EXERCISE GOAL
The material below contains a line with "Emit a component" and a line with "import * as". Copy exactly those two lines and all lines between them.

★ ★ ★ ★ ★

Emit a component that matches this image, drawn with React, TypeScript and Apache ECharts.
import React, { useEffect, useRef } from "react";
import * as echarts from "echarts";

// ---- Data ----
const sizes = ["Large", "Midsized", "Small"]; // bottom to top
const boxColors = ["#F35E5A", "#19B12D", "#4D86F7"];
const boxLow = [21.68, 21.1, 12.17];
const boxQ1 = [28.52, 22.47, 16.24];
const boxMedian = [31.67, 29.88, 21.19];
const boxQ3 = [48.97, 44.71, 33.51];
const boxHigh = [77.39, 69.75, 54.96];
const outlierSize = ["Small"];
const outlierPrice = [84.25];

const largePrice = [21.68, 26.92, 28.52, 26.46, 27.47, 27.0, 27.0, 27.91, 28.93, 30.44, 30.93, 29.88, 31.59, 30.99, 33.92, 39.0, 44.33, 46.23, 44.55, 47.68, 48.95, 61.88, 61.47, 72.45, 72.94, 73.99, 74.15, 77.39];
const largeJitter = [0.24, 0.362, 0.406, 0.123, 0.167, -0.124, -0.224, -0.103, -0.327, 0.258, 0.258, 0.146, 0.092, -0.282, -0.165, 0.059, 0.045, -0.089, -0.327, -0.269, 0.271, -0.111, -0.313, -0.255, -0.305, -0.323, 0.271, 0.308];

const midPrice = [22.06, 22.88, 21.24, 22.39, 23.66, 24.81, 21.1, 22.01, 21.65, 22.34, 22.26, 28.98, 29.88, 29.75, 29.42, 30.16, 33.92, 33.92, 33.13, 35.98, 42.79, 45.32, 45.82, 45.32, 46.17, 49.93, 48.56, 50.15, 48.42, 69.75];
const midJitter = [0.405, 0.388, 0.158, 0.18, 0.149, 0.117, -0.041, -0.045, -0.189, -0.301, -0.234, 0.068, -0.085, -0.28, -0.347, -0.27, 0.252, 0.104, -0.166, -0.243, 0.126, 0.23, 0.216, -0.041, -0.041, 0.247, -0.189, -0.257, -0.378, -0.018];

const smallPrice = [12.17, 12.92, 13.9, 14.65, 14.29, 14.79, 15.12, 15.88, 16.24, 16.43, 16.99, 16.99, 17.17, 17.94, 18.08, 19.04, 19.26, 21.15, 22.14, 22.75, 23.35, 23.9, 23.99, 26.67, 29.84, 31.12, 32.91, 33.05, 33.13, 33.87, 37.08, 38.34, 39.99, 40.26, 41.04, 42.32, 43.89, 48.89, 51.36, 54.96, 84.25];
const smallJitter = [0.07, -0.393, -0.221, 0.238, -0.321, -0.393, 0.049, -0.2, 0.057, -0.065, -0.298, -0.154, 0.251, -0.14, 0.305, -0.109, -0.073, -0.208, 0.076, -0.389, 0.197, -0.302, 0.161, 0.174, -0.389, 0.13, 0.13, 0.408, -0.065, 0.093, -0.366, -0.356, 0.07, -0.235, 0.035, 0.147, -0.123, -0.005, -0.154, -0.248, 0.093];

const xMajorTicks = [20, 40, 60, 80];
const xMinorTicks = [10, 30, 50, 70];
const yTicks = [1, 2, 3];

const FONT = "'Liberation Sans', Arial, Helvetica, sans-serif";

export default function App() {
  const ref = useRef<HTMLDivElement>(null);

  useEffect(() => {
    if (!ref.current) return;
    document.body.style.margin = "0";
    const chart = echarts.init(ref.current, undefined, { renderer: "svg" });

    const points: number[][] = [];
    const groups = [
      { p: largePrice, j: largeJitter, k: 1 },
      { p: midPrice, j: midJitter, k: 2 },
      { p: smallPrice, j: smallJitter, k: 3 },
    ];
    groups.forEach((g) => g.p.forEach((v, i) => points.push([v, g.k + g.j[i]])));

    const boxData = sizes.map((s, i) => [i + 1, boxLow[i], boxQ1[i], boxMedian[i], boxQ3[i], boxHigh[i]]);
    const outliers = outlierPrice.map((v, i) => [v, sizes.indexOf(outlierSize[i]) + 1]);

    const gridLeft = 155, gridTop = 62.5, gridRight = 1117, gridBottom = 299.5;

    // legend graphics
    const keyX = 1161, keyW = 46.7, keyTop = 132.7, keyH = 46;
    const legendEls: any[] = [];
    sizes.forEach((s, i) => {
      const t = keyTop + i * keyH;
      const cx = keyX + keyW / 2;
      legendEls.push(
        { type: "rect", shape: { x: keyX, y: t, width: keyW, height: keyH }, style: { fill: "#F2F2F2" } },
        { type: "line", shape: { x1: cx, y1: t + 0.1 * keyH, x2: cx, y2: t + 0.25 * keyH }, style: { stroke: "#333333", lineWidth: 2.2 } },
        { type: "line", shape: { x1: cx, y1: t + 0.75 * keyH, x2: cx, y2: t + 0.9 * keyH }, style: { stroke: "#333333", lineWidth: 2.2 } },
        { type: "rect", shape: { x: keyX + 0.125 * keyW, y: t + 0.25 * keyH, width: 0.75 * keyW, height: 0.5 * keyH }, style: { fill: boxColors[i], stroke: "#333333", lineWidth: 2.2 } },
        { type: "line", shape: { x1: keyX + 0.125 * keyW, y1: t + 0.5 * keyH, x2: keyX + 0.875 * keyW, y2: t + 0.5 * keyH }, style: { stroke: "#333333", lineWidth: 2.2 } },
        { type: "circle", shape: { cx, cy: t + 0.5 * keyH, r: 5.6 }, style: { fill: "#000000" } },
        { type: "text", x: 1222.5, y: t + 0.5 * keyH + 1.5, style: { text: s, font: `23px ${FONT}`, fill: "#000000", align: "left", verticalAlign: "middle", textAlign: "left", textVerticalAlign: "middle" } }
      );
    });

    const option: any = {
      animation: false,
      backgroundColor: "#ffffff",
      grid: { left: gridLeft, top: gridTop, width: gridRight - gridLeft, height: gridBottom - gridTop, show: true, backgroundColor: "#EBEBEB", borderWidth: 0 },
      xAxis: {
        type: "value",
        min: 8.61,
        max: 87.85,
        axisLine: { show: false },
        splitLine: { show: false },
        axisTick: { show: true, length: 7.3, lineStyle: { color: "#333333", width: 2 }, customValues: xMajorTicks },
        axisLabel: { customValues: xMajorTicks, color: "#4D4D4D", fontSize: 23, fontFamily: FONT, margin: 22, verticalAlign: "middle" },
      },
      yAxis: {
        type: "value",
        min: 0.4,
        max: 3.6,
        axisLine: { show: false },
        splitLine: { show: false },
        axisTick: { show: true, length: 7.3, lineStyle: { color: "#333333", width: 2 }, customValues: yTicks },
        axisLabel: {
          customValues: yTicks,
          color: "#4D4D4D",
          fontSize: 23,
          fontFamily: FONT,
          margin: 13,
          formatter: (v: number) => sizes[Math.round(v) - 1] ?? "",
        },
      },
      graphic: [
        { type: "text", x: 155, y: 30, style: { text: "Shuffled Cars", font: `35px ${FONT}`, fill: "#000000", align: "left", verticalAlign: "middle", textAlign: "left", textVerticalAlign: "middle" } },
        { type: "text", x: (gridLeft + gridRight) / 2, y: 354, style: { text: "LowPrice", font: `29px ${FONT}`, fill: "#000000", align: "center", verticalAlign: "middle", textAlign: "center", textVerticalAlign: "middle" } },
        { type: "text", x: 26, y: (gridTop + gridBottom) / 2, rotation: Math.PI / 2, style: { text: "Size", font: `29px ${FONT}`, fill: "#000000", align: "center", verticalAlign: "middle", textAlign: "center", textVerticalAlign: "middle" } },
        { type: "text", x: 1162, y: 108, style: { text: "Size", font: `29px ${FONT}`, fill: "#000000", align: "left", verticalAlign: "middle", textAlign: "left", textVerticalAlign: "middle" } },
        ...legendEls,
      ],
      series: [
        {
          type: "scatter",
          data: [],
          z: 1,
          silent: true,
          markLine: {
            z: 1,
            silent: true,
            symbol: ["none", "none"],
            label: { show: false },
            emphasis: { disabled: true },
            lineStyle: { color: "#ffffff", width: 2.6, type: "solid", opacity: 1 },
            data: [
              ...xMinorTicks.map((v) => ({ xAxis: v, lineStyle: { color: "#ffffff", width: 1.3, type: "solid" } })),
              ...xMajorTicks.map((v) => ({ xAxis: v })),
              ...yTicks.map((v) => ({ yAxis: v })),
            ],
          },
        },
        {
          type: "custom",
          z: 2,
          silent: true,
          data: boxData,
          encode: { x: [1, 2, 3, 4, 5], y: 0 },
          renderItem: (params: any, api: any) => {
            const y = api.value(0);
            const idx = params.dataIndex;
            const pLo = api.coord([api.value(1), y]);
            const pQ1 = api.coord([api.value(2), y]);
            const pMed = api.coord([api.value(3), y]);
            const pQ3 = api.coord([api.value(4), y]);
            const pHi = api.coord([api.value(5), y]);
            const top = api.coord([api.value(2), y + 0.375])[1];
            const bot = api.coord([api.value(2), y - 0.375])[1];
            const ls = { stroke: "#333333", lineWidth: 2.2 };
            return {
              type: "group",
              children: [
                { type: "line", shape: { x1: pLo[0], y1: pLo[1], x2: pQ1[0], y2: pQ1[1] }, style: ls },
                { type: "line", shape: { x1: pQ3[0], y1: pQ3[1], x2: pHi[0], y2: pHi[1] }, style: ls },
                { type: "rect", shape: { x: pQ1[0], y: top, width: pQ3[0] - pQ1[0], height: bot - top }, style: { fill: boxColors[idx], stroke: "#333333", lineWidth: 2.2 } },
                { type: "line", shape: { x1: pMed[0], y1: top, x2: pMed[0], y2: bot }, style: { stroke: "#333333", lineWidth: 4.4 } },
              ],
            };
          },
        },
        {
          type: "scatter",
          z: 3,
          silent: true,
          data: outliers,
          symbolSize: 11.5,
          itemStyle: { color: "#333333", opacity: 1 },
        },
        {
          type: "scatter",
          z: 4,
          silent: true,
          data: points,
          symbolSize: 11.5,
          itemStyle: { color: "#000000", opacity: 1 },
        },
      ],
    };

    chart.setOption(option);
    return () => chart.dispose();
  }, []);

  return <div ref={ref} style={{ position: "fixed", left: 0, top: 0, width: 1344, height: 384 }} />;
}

★ ★ ★ ★ ★

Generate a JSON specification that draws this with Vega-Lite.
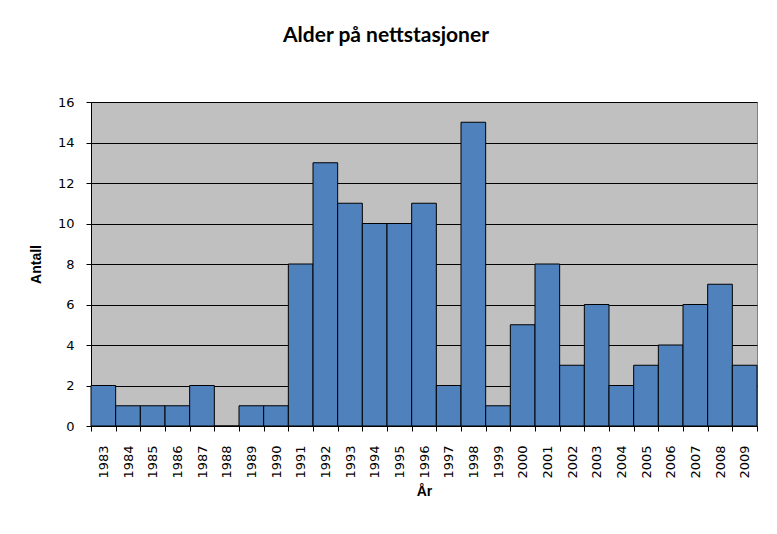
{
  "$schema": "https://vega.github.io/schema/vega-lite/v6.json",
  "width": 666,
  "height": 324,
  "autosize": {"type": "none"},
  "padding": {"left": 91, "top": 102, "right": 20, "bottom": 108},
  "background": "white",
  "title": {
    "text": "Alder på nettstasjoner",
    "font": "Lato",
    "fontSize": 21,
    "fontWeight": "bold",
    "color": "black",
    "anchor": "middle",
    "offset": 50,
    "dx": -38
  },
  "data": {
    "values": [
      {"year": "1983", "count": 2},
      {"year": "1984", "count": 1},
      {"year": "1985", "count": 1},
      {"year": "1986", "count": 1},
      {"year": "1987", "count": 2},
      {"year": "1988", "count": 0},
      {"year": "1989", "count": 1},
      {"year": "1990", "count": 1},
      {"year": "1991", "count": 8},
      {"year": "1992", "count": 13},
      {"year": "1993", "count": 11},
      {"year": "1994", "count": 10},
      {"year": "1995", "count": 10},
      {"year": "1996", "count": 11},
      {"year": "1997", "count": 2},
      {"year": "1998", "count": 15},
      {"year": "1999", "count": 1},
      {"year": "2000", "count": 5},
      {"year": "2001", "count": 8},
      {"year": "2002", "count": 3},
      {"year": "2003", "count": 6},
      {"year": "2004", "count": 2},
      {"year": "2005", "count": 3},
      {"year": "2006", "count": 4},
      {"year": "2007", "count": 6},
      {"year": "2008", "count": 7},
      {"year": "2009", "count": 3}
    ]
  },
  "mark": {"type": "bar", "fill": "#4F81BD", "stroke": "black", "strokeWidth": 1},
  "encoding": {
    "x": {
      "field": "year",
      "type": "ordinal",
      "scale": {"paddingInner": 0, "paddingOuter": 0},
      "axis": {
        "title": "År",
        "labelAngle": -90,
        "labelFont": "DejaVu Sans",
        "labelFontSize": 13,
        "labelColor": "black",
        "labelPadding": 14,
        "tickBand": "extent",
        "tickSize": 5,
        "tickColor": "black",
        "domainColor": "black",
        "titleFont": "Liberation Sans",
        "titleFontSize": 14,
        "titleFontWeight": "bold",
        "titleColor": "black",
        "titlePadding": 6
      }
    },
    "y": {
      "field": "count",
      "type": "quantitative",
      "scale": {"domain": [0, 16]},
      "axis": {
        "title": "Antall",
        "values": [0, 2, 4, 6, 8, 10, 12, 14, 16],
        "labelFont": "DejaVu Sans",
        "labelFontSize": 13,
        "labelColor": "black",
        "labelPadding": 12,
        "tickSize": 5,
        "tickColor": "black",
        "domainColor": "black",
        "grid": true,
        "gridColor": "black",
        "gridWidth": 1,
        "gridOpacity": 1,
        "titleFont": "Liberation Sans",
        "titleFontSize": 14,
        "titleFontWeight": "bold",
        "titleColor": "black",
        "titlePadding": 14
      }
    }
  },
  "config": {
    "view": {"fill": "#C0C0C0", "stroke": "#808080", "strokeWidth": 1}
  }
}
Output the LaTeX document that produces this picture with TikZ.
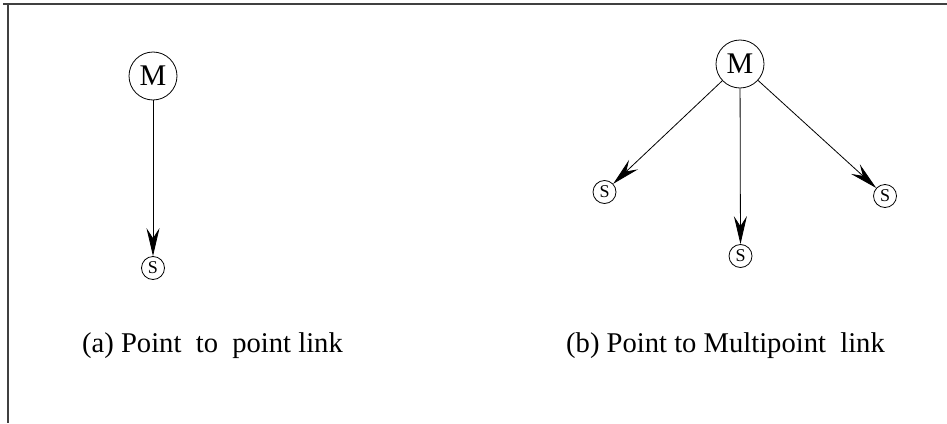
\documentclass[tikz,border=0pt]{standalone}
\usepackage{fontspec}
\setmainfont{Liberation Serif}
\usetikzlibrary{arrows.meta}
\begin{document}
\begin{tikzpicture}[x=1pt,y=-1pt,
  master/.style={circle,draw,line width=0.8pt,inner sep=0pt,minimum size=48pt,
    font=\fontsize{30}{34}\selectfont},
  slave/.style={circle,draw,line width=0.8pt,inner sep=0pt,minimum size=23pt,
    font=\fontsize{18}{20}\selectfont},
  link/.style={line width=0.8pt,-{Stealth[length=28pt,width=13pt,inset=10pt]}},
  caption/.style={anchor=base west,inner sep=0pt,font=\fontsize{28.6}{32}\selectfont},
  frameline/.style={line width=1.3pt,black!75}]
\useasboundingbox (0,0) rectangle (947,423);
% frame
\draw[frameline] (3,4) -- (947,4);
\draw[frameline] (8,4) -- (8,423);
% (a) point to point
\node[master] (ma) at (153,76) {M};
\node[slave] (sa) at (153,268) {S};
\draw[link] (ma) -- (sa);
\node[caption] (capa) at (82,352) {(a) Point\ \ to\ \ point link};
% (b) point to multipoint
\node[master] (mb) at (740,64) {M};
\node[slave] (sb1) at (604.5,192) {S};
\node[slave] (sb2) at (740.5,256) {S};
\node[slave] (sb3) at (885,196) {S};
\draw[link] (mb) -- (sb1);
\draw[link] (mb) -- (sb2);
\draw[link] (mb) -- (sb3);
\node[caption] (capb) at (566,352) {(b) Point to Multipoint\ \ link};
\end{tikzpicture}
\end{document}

★ ★ ★ ★ ★

EXERCISE SOLUTION
Emit a component that matches this image, drawn with React, TypeScript and Apache ECharts.
import React, { useEffect, useRef } from "react";
import * as echarts from "echarts";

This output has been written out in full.